> Data shown
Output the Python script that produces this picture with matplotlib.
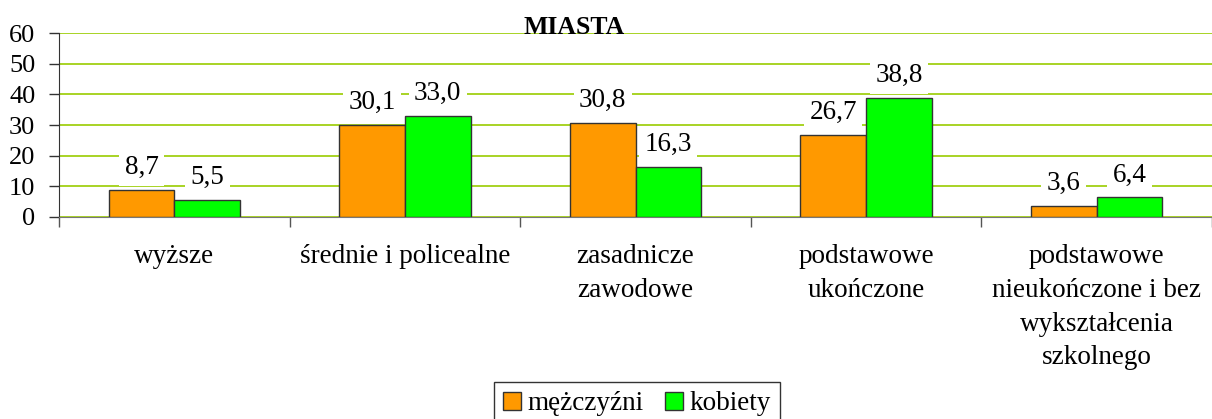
import numpy as np
import matplotlib.pyplot as plt
from matplotlib.patches import Patch

categories = ["wyższe", "średnie i policealne", "zasadnicze\nzawodowe",
              "podstawowe\nukończone",
              "podstawowe\nnieukończone i bez\nwykształcenia\nszkolnego"]
men = [8.7, 30.1, 30.8, 26.7, 3.6]
women = [5.5, 33.0, 16.3, 38.8, 6.4]
series_names = ["mężczyźni", "kobiety"]
yticks = [0, 10, 20, 30, 40, 50, 60]

orange = "#FF9900"
green = "#00FF00"
grid_col = "#99CC00"

plt.rcParams['font.family'] = 'serif'
plt.rcParams['font.serif'] = ['Liberation Serif', 'DejaVu Serif']
fs = 19.5

W, H = 1212, 419
fig = plt.figure(figsize=(W / 100, H / 100), dpi=100)
ax = fig.add_axes([59 / W, (H - 216.7) / H, (W - 59) / W, 183.4 / H])

x = np.arange(len(categories))
w = 0.285
b1 = ax.bar(x - w / 2, men, w, color=orange, edgecolor="#333333", linewidth=1, zorder=3)
b2 = ax.bar(x + w / 2, women, w, color=green, edgecolor="#333333", linewidth=1, zorder=3)

for bars, vals in ((b1, men), (b2, women)):
    for r, v in zip(bars, vals):
        ax.annotate(f"{v:.1f}".replace(".", ","),
                    (r.get_x() + r.get_width() / 2, r.get_height()),
                    xytext=(0, 7), textcoords="offset points",
                    ha="center", va="bottom", fontsize=fs, zorder=4,
                    bbox=dict(boxstyle="square,pad=0.2", fc="white", ec="none"))

ax.set_ylim(0, 60)
ax.set_xlim(-0.5, 4.5 - 3 / 231.25)
ax.set_yticks(yticks)
ax.tick_params(axis="y", labelsize=19, length=7, width=1, color="#333333", pad=10)
ax.yaxis.grid(True, color=grid_col, linewidth=1.2, zorder=0)
ax.set_axisbelow(True)

ax.set_xticks(x)
ax.set_xticklabels(categories, fontsize=fs, linespacing=1.45)
ax.tick_params(axis="x", length=0, pad=20)
ax.set_xticks(np.arange(len(categories) + 1) - 0.5, minor=True)
ax.tick_params(axis="x", which="minor", length=7, width=1, color="#555555")

for s in ("top", "right"):
    ax.spines[s].set_visible(False)
ax.spines["left"].set_color("#333333")
ax.spines["bottom"].set_color("#777777")

fig.text(574 / W, 1 - 28 / H, "MIASTA", ha="center", va="center",
         fontsize=18.5, fontweight="bold")

handles = [Patch(facecolor=orange, edgecolor="#333333"),
           Patch(facecolor=green, edgecolor="#333333")]
leg = fig.legend(handles, series_names, loc="upper center",
                 bbox_to_anchor=(637 / W, 1 - 382 / H), ncol=2, fontsize=fs,
                 frameon=True, fancybox=False, edgecolor="black",
                 handlelength=0.65, handleheight=0.65, handletextpad=0.25,
                 columnspacing=0.8, borderpad=0.35, borderaxespad=0)
leg.get_frame().set_linewidth(1)

fig.savefig("out.png", dpi=100)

> Goal
Repeat only the lines between the start of the data and the line with "ax = fig.add_axes([59", including those two lines, and skip the pictures.

> Reply to the exercise
Output the Python script that produces this picture with matplotlib.
import numpy as np
import matplotlib.pyplot as plt
from matplotlib.patches import Patch

categories = ["wyższe", "średnie i policealne", "zasadnicze\nzawodowe",
              "podstawowe\nukończone",
              "podstawowe\nnieukończone i bez\nwykształcenia\nszkolnego"]
men = [8.7, 30.1, 30.8, 26.7, 3.6]
women = [5.5, 33.0, 16.3, 38.8, 6.4]
series_names = ["mężczyźni", "kobiety"]
yticks = [0, 10, 20, 30, 40, 50, 60]

orange = "#FF9900"
green = "#00FF00"
grid_col = "#99CC00"

plt.rcParams['font.family'] = 'serif'
plt.rcParams['font.serif'] = ['Liberation Serif', 'DejaVu Serif']
fs = 19.5

W, H = 1212, 419
fig = plt.figure(figsize=(W / 100, H / 100), dpi=100)
ax = fig.add_axes([59 / W, (H - 216.7) / H, (W - 59) / W, 183.4 / H])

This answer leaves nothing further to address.